- WHAT IS ASKED -
Print nothing but the lines from the start of the listing below through the line that contains "gravity_coupling = 10**-18.38". Do not include the pictures.
--
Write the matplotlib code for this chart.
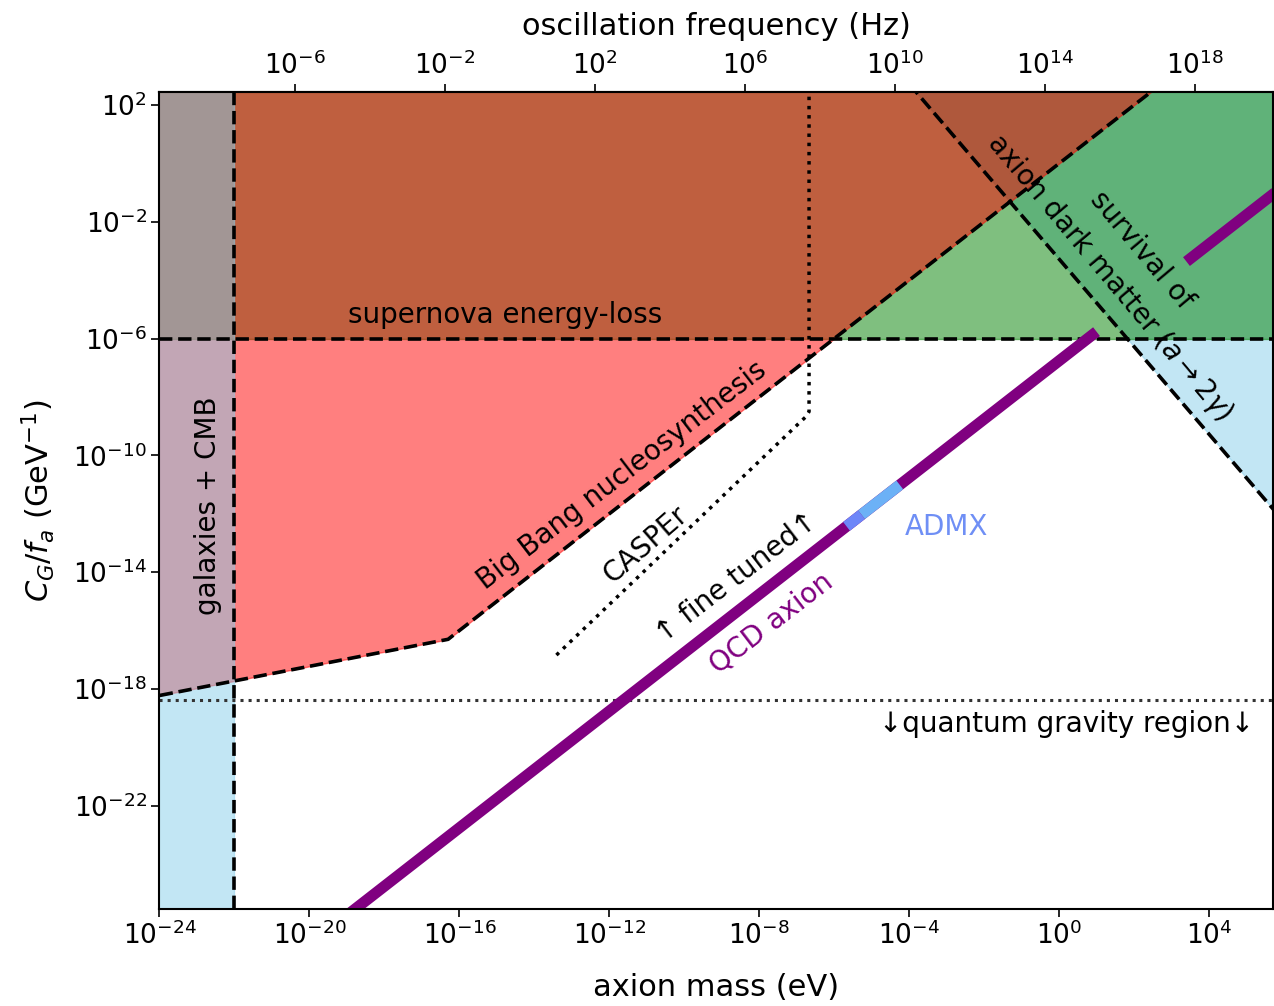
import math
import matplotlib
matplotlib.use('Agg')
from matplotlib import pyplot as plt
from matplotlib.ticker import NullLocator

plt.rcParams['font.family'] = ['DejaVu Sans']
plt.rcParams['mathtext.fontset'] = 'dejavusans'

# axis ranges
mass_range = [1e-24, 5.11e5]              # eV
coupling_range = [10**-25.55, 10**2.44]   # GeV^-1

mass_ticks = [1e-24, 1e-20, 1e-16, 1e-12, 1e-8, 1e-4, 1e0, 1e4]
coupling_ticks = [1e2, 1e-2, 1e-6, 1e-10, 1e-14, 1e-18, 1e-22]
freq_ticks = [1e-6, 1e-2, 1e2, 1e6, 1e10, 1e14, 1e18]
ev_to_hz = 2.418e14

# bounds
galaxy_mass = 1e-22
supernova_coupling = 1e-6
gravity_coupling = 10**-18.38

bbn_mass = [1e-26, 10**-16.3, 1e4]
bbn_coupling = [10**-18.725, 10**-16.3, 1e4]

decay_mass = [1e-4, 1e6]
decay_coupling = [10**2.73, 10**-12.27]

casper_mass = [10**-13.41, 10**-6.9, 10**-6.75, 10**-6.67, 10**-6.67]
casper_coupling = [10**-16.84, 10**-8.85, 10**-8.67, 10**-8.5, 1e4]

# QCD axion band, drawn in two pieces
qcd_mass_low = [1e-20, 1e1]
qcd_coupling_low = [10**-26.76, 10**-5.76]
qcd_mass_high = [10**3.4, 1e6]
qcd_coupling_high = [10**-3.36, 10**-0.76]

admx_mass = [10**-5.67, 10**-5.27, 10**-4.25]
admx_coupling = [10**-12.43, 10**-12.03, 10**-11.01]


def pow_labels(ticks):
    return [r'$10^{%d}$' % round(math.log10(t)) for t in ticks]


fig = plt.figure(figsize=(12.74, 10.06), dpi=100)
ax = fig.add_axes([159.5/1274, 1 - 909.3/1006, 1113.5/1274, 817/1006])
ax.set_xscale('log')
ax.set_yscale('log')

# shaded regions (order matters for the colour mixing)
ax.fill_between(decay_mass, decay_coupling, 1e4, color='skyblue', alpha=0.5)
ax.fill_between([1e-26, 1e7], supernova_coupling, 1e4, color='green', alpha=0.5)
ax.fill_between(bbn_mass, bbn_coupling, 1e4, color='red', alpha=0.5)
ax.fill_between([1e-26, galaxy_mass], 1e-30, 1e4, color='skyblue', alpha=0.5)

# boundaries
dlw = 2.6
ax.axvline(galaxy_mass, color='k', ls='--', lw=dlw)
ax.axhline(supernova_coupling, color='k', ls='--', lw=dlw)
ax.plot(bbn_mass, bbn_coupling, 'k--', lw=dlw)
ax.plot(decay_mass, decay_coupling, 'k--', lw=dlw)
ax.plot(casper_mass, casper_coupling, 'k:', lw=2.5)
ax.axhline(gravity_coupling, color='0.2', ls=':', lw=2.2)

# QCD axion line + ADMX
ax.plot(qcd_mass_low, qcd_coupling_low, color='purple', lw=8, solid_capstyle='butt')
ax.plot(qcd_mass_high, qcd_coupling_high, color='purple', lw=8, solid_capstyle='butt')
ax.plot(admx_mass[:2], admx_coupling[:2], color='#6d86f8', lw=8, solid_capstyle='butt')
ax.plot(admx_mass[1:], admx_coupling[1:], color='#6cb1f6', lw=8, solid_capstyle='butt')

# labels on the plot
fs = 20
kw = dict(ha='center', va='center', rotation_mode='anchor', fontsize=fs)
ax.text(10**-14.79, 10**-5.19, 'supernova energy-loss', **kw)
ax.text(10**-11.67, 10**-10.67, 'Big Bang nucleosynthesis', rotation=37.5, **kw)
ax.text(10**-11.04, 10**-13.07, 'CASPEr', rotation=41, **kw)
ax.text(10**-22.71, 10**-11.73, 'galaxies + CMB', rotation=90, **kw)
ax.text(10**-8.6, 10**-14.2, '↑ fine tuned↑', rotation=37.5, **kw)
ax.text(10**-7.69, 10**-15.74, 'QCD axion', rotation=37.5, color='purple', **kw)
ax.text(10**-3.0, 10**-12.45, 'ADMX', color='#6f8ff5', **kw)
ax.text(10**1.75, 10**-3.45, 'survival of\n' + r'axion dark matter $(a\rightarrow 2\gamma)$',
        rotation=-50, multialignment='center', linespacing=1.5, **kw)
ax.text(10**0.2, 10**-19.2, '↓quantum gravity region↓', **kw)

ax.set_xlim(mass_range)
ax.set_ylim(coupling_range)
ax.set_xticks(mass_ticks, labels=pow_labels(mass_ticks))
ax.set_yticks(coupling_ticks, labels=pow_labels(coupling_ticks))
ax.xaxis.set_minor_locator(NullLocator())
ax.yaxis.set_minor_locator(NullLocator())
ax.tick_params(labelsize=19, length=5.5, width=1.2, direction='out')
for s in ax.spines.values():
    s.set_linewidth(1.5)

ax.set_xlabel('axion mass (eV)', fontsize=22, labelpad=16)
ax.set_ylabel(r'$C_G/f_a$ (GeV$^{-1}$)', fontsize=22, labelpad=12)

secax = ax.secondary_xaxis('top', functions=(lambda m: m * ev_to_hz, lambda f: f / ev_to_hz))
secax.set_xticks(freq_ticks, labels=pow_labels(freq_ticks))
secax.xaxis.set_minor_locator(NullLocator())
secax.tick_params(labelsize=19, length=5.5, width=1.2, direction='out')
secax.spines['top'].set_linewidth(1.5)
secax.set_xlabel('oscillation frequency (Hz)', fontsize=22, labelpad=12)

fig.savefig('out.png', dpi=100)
--
- CORRECT RESULT -
Write the matplotlib code for this chart.
import math
import matplotlib
matplotlib.use('Agg')
from matplotlib import pyplot as plt
from matplotlib.ticker import NullLocator

plt.rcParams['font.family'] = ['DejaVu Sans']
plt.rcParams['mathtext.fontset'] = 'dejavusans'

# axis ranges
mass_range = [1e-24, 5.11e5]              # eV
coupling_range = [10**-25.55, 10**2.44]   # GeV^-1

mass_ticks = [1e-24, 1e-20, 1e-16, 1e-12, 1e-8, 1e-4, 1e0, 1e4]
coupling_ticks = [1e2, 1e-2, 1e-6, 1e-10, 1e-14, 1e-18, 1e-22]
freq_ticks = [1e-6, 1e-2, 1e2, 1e6, 1e10, 1e14, 1e18]
ev_to_hz = 2.418e14

# bounds
galaxy_mass = 1e-22
supernova_coupling = 1e-6
gravity_coupling = 10**-18.38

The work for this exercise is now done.